Cold War Reactors, Modern Medicine

Technetium-99m (Tc-99m) is used in approximately 40 million medical diagnostic imaging procedures annually worldwide — 80% of all nuclear medicine scans — for detecting heart disease, cancer, bone disorders, and organ function. Tc-99m has a 6-hour half-life, meaning it cannot be stockpiled and must be generated on-demand by decay of its parent isotope molybdenum-99 (Mo-99, 66-hour half-life). Nearly all global Mo-99 production comes from irradiating uranium targets in a handful of aging research reactors, most built in the 1960s: NRU (Canada, permanently shut down 2018), HFR (Netherlands, operational since 1961), BR2 (Belgium, 1961), SAFARI-1 (South Africa, 1965), and OPAL (Australia, 2007). Scheduled and unscheduled shutdowns of these reactors have repeatedly caused global Tc-99m shortages, most severely in 2009-2010 when simultaneous shutdowns of NRU and HFR eliminated ~70% of global supply, forcing hospitals to cancel or delay thousands of cardiac and cancer diagnostic procedures.

Tc-99m is not a niche isotope — it is the workhorse of diagnostic nuclear medicine. A single missed cardiac perfusion scan can delay diagnosis of coronary artery disease; aggregate shortages affect millions of patients. The current supply chain is structurally fragile: 5 reactors (now effectively 4 since NRU's permanent shutdown) supply the global market, most are approaching or past their designed operational lifetimes, and building a new research reactor takes 10-15 years and costs $500M-$1B. The NASEM report identified the transition away from highly enriched uranium (HEU) targets as an additional complication — nonproliferation agreements require conversion to low-enriched uranium (LEU) targets, which produce Mo-99 less efficiently and require modified processing chemistry. The U.S. currently has no domestic Mo-99 production and depends entirely on imports.

SHINE Medical Technologies (Wisconsin) has developed a subcritical fission approach using deuterium-tritium neutron generators to irradiate LEU targets without a reactor — a fundamentally different production method. SHINE began limited Mo-99 production in 2024, but scaling to meet even U.S. demand (which is ~50% of global use) requires multiple production modules operating simultaneously, and the supply chain for processing irradiated targets and distributing Mo-99/Tc-99m generators remains reliant on a small number of processing facilities. Direct Tc-99m production via cyclotron irradiation of Mo-100 targets (⁹⁹Mo + p → ⁹⁹ᵐTc) has been demonstrated in Canada and is operational for regional supply, but cyclotron-produced Tc-99m cannot be distributed via the generator system that the global supply chain is built around — each hospital would need access to a nearby cyclotron, requiring complete infrastructure redesign. Photonuclear production (⁹⁹Mo + γ → ⁹⁸Mo + n) using electron accelerators has been demonstrated but produces Mo-99 at low specific activity, requiring modifications to existing generator and radiopharmacy infrastructure.
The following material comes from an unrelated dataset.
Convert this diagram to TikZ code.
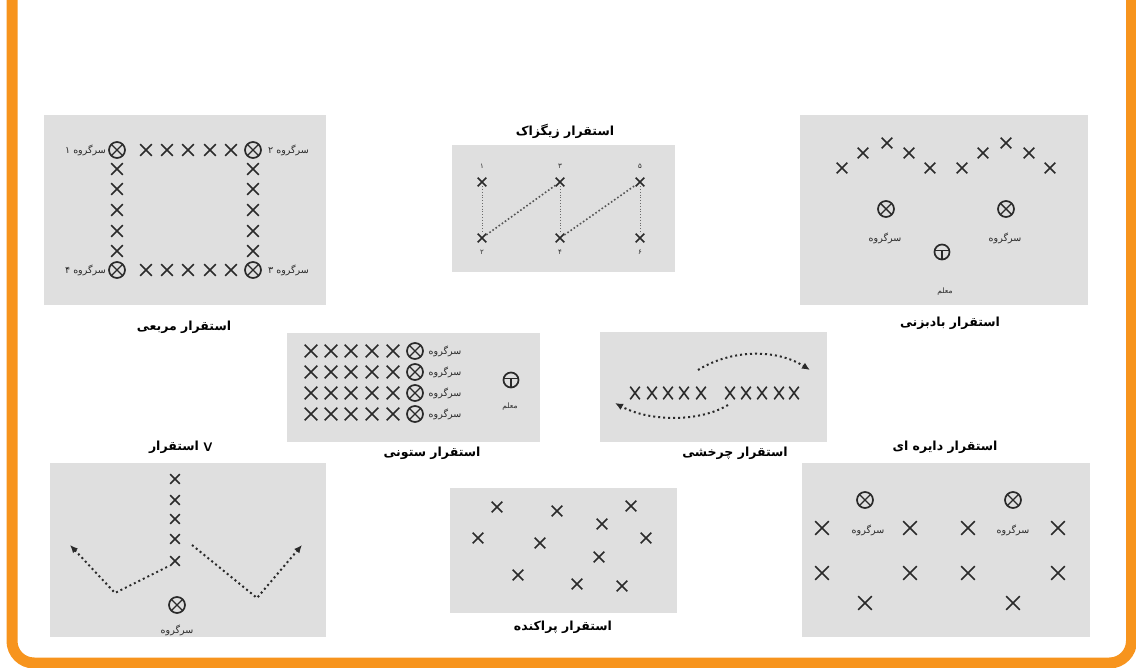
\documentclass[tikz,border=0pt]{standalone}
\usepackage{fontspec}
\newfontfamily\arabicfont[Script=Arabic]{DejaVu Sans}
\TeXXeTstate=1
\usetikzlibrary{shapes.misc,arrows.meta}
\definecolor{frameorange}{HTML}{F7941D}
\definecolor{panelgray}{HTML}{DFDFDF}
\definecolor{ink}{HTML}{2A2A2A}
\newcommand\pertext[1]{{\arabicfont\beginR #1\endR}}
\begin{document}
\begin{tikzpicture}[x=1pt,y=-1pt,
  panel/.style={fill=panelgray},
  title/.style={font=\arabicfont\bfseries\fontsize{12.5}{14}\selectfont, text=black, inner sep=0pt},
  lbl/.style={font=\arabicfont\fontsize{9.5}{11}\selectfont, text=ink, inner sep=0pt},
  small/.style={font=\arabicfont\fontsize{7.5}{9}\selectfont, text=ink, inner sep=0pt},
  num/.style={font=\arabicfont\fontsize{7}{8}\selectfont, text=ink, inner sep=0pt},
  xmark/.style={cross out, draw=ink, line width=1.6pt, minimum size=#1, inner sep=0pt},
  xmark/.default=10pt,
  leader/.style={circle, draw=ink, line width=1.7pt, minimum size=16pt, inner sep=0pt,
    path picture={\draw[ink, line width=1.4pt]
      (path picture bounding box.north west) -- (path picture bounding box.south east)
      (path picture bounding box.north east) -- (path picture bounding box.south west);}},
  teacher/.style={circle, draw=ink, line width=1.7pt, minimum size=15pt, inner sep=0pt,
    path picture={\draw[ink, line width=1.4pt]
      ([yshift=1.5pt]path picture bounding box.west) -- ([yshift=1.5pt]path picture bounding box.east)
      ([yshift=1.5pt]path picture bounding box.center) -- (path picture bounding box.south);}},
  dots/.style={draw=ink, line width=2pt, dash pattern=on 2pt off 3pt},
  finedots/.style={draw=ink!70, line width=0.9pt, dash pattern=on 0.8pt off 2pt},
  tip/.style={-{Latex[length=8pt,width=7pt]}}
]
\useasboundingbox (0,0) rectangle (1136,668);
\clip (0,0) rectangle (1136,668);
\fill[white] (0,0) rectangle (1136,668);

% ---------------- square ----------------
\fill[panel] (44,115) rectangle (326,305);
\node[leader] (sqTL) at (117,150) {};
\node[leader] (sqTR) at (253,150) {};
\node[leader] (sqBL) at (117,270) {};
\node[leader] (sqBR) at (253,270) {};
\foreach \x [count=\i] in {146,167,188,210,231}{
  \node[xmark] (sqT\i) at (\x,150) {};
  \node[xmark] (sqB\i) at (\x,270) {};
}
\foreach \y [count=\i] in {169,189,210,231,251}{
  \node[xmark] (sqL\i) at (117,\y) {};
  \node[xmark] (sqR\i) at (253,\y) {};
}
\node[lbl, anchor=east] (sqlTL) at (106,150) {\pertext{سرگروه ۱}};
\node[lbl, anchor=west] (sqlTR) at (268,150) {\pertext{سرگروه ۲}};
\node[lbl, anchor=east] (sqlBL) at (106,270) {\pertext{سرگروه ۴}};
\node[lbl, anchor=west] (sqlBR) at (268,270) {\pertext{سرگروه ۳}};
\node[title] (sqtitle) at (184,327) {\pertext{استقرار مربعی}};

% ---------------- zigzag ----------------
\fill[panel] (452,145) rectangle (675,272);
\node[title] (zztitle) at (565,131) {\pertext{استقرار زیگزاک}};
\node[xmark=7pt] (zt1) at (482,182) {};
\node[xmark=7pt] (zb1) at (482,238) {};
\node[xmark=7pt] (zt2) at (560,182) {};
\node[xmark=7pt] (zb2) at (560,238) {};
\node[xmark=7pt] (zt3) at (640,182) {};
\node[xmark=7pt] (zb3) at (640,238) {};
\node[num] (zn1) at (482,166) {۱};
\node[num] (zn3) at (560,166) {۳};
\node[num] (zn5) at (640,166) {۵};
\node[num] (zn2) at (482,252) {۲};
\node[num] (zn4) at (560,252) {۴};
\node[num] (zn6) at (640,252) {۶};
\draw[finedots] (zt1) -- (zb1);
\draw[finedots] (zt2) -- (zb2);
\draw[finedots] (zt3) -- (zb3);
\draw[dots, draw=ink!80, line width=1.6pt, dash pattern=on 1.6pt off 2.2pt] (zb1) -- (zt2);
\draw[dots, draw=ink!80, line width=1.6pt, dash pattern=on 1.6pt off 2.2pt] (zb2) -- (zt3);

% ---------------- fan ----------------
\fill[panel] (800,115) rectangle (1088,305);
\foreach \x/\y [count=\i] in {842/168,863/153,887/143,909/153,930/168,962/168,983/153,1006/143,1029/153,1050/168}{
  \node[xmark=9pt] (fx\i) at (\x,\y) {};
}
\node[leader] (fl1) at (886,209) {};
\node[leader] (fl2) at (1006,209) {};
\node[lbl] (fll1) at (885,238) {\pertext{سرگروه}};
\node[lbl] (fll2) at (1005,238) {\pertext{سرگروه}};
\node[teacher] (ft) at (942,252) {};
\node[small] (ftl) at (945,292) {\pertext{معلم}};
\node[title] (ftitle) at (950,323) {\pertext{استقرار بادبزنی}};

% ---------------- column ----------------
\fill[panel] (287,333) rectangle (540,442);
\foreach \y [count=\r] in {351,372,393,414}{
  \foreach \x [count=\c] in {311,331,351,372,393}{
    \node[xmark=11pt] (cx\r\c) at (\x,\y) {};
  }
  \node[leader] (cl\r) at (415,\y) {};
  \node[lbl] (cll\r) at (445,\y) {\pertext{سرگروه}};
}
\node[teacher] (ct) at (511,380) {};
\node[small] (ctl) at (510,407) {\pertext{معلم}};
\node[title] (ctitle) at (432,453) {\pertext{استقرار ستونی}};

% ---------------- rotational ----------------
\fill[panel] (600,332) rectangle (827,442);
\foreach \x [count=\i] in {635,652,668,684,701,730,746,762,779,794}{
  \node[xmark, minimum width=8pt, minimum height=11pt] (rx\i) at (\x,393) {};
}
\coordinate (ru1) at (698,370);
\coordinate (ru2) at (810,370);
\coordinate (rl1) at (728,405);
\coordinate (rl2) at (615,403);
\draw[dots, tip] (ru1) .. controls (730,350) and (775,348) .. (ru2);
\draw[dots, tip] (rl1) .. controls (700,422) and (650,422) .. (rl2);
\node[title] (rtitle) at (735,453) {\pertext{استقرار چرخشی}};

% ---------------- V ----------------
\fill[panel] (50,463) rectangle (326,637);
\node[title] (vtitle) at (174,447) {\pertext{استقرار}};
\node[title, font=\sffamily\bfseries\fontsize{12.5}{14}\selectfont, anchor=west] (vtitleV) at ([xshift=4pt]vtitle.east) {V};
\foreach \y [count=\i] in {479,500,519,539,561}{
  \node[xmark=8pt] (vx\i) at (175,\y) {};
}
\node[leader] (vl) at (177,605) {};
\node[lbl] (vll) at (177,630) {\pertext{سرگروه}};
\coordinate (vl0) at (167,567);
\coordinate (vl1) at (115,593);
\coordinate (vl2) at (70,545);
\coordinate (vr0) at (192,545);
\coordinate (vr1) at (257,598);
\coordinate (vr2) at (302,545);
\draw[dots, tip] (vl0) -- (vl1) -- (vl2);
\draw[dots, tip] (vr0) -- (vr1) -- (vr2);

% ---------------- scattered ----------------
\fill[panel] (450,488) rectangle (677,613);
\foreach \x/\y [count=\i] in {497/507,557/511,631/506,602/524,478/538,540/543,646/538,599/557,518/575,577/584,622/586}{
  \node[xmark=9pt] (px\i) at (\x,\y) {};
}
\node[title] (ptitle) at (563,627) {\pertext{استقرار پراکنده}};

% ---------------- circular ----------------
\fill[panel] (802,463) rectangle (1090,637);
\node[title] (otitle) at (945,447) {\pertext{استقرار دایره ای}};
\node[leader] (ol1) at (865,500) {};
\node[leader] (ol2) at (1013,500) {};
\node[lbl] (oll1) at (868,530) {\pertext{سرگروه}};
\node[lbl] (oll2) at (1013,530) {\pertext{سرگروه}};
\foreach \x/\y [count=\i] in {822/528,910/528,968/528,1058/528,822/573,910/573,968/573,1058/573,865/603,1013/603}{
  \node[xmark=12pt] (ox\i) at (\x,\y) {};
}

% ---------------- frame ----------------
\draw[frameorange, line width=11pt, rounded corners=22pt] (12,-40) -- (12,663) -- (1131.5,663) -- (1131.5,-40);
\end{tikzpicture}
\end{document}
Scaling of non-reactor Mo-99 production (SHINE-type neutron generators or accelerator-based methods) to commercial volumes with economics competitive with reactor production. This requires both production technology maturation and processing/distribution infrastructure development. Standardized low-enriched uranium target processing chemistry that can be implemented at multiple production facilities, reducing dependence on any single site. Advanced Tc-99m generator designs that work with low-specific-activity Mo-99, enabling compatibility with accelerator-produced feedstock. Longer-term: development of alternative radiopharmaceuticals using isotopes with less fragile supply chains (e.g., Ga-68 from Ge-68/Ga-68 generators, Cu-64 from cyclotrons), though replacing 40 years of Tc-99m clinical protocols is a massive adoption challenge.

A student team could model the Mo-99/Tc-99m supply chain as a network reliability problem, simulating the impact of reactor shutdowns and production facility disruptions on regional availability, and identifying optimal locations for new production capacity. Alternatively, a team in nuclear or chemical engineering could design and simulate an optimized LEU target irradiation and processing workflow for a university research reactor, assessing the feasibility of producing hospital-scale Mo-99 quantities from a small (1-10 MW) reactor. Relevant disciplines: nuclear engineering, chemical engineering, supply chain management, health systems, radiochemistry.